= Yumeji Tanima =

Japanese manga artist

Yumeji Tanima (谷間夢路, Tanima Yumeji, 30 March 1943 – 7 October 2012) was a Japanese manga artist most known for his horror manga. He has also written stories under pen names Kinoshita Akihisa (木下アキヒサ, 木下昭久) , Kidō Jōji (鬼童譲二), Tani Yumeji (たにゆめ) and Deizu Nin (出井州), using each for different niches.

== History and overview ==
As a 13 year old in Junior High Yumeji ended up in the 3rd place of a manga competition at an Art Academy, the competition was held by Osamu Tezuka.

Yumeji began his career in the rental manga anthology Kao published by Kasuga Shoten in 1959 with Shi no Shouri, the manga was credited with an altered spelling of his real name, Kinoshita Akihisa. Yumeji would become a prolific mangaka during the rental manga era as Kidō Jōji and worked in the Ultra Q series. In the 60s and 70s, a few of his manga were published in the avant-garde magazine Garo, still under the pen name of Kidō Jōji.

As Deizu Nin, he became known in a wide range of genres such as erotica, shōnen manga and sex comedy comic strips for men, mostly during the 80s. He worked for kid's books and did illustrations for manual and instruction books. His erotic manga achieved great success and he became a prolific artist in this genre.

In 1986, he began drawing shōjo horror manga, in this niche, which was booming in popularity, he became a popular author, Yumeji has expressed that horror is the genre that gives him the most freedom to publish interesting works.

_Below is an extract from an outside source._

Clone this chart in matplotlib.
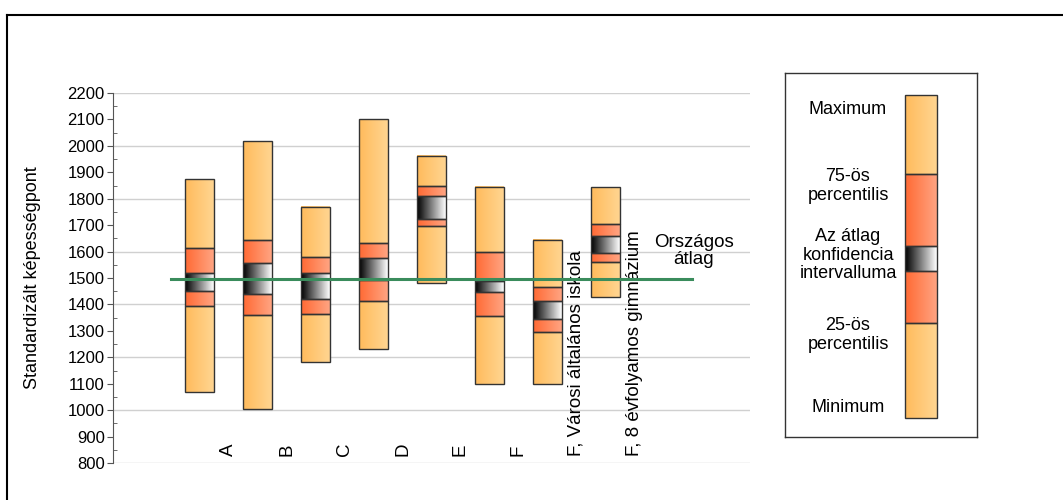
import matplotlib
matplotlib.use("Agg")
import matplotlib.pyplot as plt
import numpy as np
from matplotlib.colors import LinearSegmentedColormap
from matplotlib.patches import Rectangle
from matplotlib.lines import Line2D

plt.rcParams['font.family'] = ['Liberation Sans', 'DejaVu Sans']

# data
labels = ['A', 'B', 'C', 'D', 'E', 'F',
          'F, Városi általános iskola', 'F, 8 évfolyamos gimnázium']
minimum = [1070, 1003, 1181, 1231, 1481, 1100, 1100, 1428]
p25 = [1393, 1359, 1363, 1412, 1697, 1355, 1294, 1562]
ci_low = [1452, 1439, 1419, 1492, 1724, 1446, 1345, 1593]
ci_high = [1520, 1556, 1518, 1574, 1810, 1490, 1413, 1659]
p75 = [1615, 1645, 1578, 1634, 1847, 1597, 1466, 1703]
maximum = [1873, 2017, 1769, 2102, 1963, 1843, 1644, 1843]
orszagos_atlag = 1495

cm_light = LinearSegmentedColormap.from_list('light', ['#FFBB5C', '#FFD591'])
cm_red = LinearSegmentedColormap.from_list('red', ['#FF6A34', '#FFA482'])
cm_ci = LinearSegmentedColormap.from_list('ci', ['#000000', '#FFFFFF'])
grad = np.linspace(0, 1, 64).reshape(1, -1)


def segment(ax, x0, x1, y0, y1, cmap):
    ax.imshow(grad, cmap=cmap, extent=[x0, x1, y0, y1], aspect='auto',
              interpolation='bilinear', zorder=2)
    ax.add_patch(Rectangle((x0, min(y0, y1)), x1 - x0, abs(y1 - y0),
                           fill=False, edgecolor='#333333', lw=1.0, zorder=3))


def box(ax, x0, x1, lo, q1, cl, ch, q3, hi):
    segment(ax, x0, x1, lo, q1, cm_light)
    segment(ax, x0, x1, q1, cl, cm_red)
    segment(ax, x0, x1, cl, ch, cm_ci)
    segment(ax, x0, x1, ch, q3, cm_red)
    segment(ax, x0, x1, q3, hi, cm_light)


fig = plt.figure(figsize=(10.63, 5.0), dpi=100)

# frame of the picture
fig.add_artist(Line2D([7 / 1063, 7 / 1063], [0, 1 - 15 / 500], color='black', lw=1.5))
fig.add_artist(Line2D([7 / 1063, 1], [1 - 15 / 500, 1 - 15 / 500], color='black', lw=1.5))

ax = fig.add_axes([113 / 1063, 37 / 500, 637 / 1063, 370 / 500])
w = 0.25
for i in range(len(labels)):
    box(ax, i - w, i + w, minimum[i], p25[i], ci_low[i], ci_high[i], p75[i], maximum[i])
    ax.text(i + 0.5, 825, labels[i], rotation=90, ha='center', va='bottom',
            fontsize=13.5, zorder=3.5)

ax.plot([-0.5, len(labels) + 0.5], [orszagos_atlag, orszagos_atlag],
        color='#3A8C5C', lw=2.2, zorder=4)
ax.text(len(labels) + 0.53, 1602, 'Országos\nátlag', ha='center',
        va='center', fontsize=13.5, linespacing=1.05)

ax.set_xlim(-1.5, 9.5)
ax.set_ylim(800, 2200)
ax.set_yticks(np.arange(800, 2201, 100))
ax.set_yticks(np.arange(850, 2200, 100), minor=True)
ax.tick_params(axis='y', which='major', direction='out', length=4, labelsize=12,
               color='#555555', pad=2)
ax.tick_params(axis='y', which='minor', direction='in', length=3, color='#555555')
ax.set_xticks([])
for y in range(800, 2201, 200):
    ax.axhline(y, color='#D0D0D0', lw=1.0, zorder=0)
for s in ['top', 'right', 'bottom']:
    ax.spines[s].set_visible(False)
ax.spines['left'].set_color('#555555')

fig.text(33 / 1063, 1 - 278 / 500, 'Standardizált képességpont', rotation=90,
         ha='center', va='center', fontsize=13)

# legend box
lg = fig.add_axes([785 / 1063, 63 / 500, 192 / 1063, 364 / 500])
lg.set_xlim(0, 192)
lg.set_ylim(364, 0)
lg.set_xticks([])
lg.set_yticks([])
for s in lg.spines.values():
    s.set_color('#333333')
    s.set_linewidth(1.0)
legend_levels = [345, 250, 198, 173, 101, 22]
box(lg, 120, 152, *legend_levels)
lg.set_xlim(0, 192)
lg.set_ylim(364, 0)
legend_texts = [(37, 'Maximum'), (113, '75-ös\npercentilis'),
                (182, 'Az átlag\nkonfidencia\nintervalluma'),
                (262, '25-ös\npercentilis'), (335, 'Minimum')]
for y, t in legend_texts:
    lg.text(63, y, t, ha='center', va='center', fontsize=13, linespacing=1.15)

fig.savefig('out.png', dpi=100)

An issue of Mainichi Shinbun described his style as striking, citing the contrast between cutesy shōjo manga-style characters and realistic backgrounds and depictions of monsters.

In the late 90s, he began experimenting with digital manga, he created the Moving Manga Company to produce and distribute motion comic adaptations of manga made through computer software.

== Moving Manga Company ==
The Moving Manga Company was Yumeji's main way of exploring the possibilities of digital software and manga, its official website displayed a wide array of flash-based content like games and interactive experiences, motion comic adaptations of horror manga by Yumeji Tanima and other authors like Hideshi Hino, Ochazukenori, Osada Not and Senno Knife were available for purchase online.

Only one of the many motion comics by the Moving Manga Company got a physical release, Tanima Yumeji no Zekkyō Gekijō (谷間夢路の絶叫劇場), it was first released as a VHS in 1999, its an anthology film composed of 2 segments based on the stories of Yumeji Tanima's Zekkyō Gekijō, a short story collection published by Akita Shoten and serialized in Monthly Suspiria. The second story is based on a story included in the collection Zekkyō-kan no Shi-Shōjo.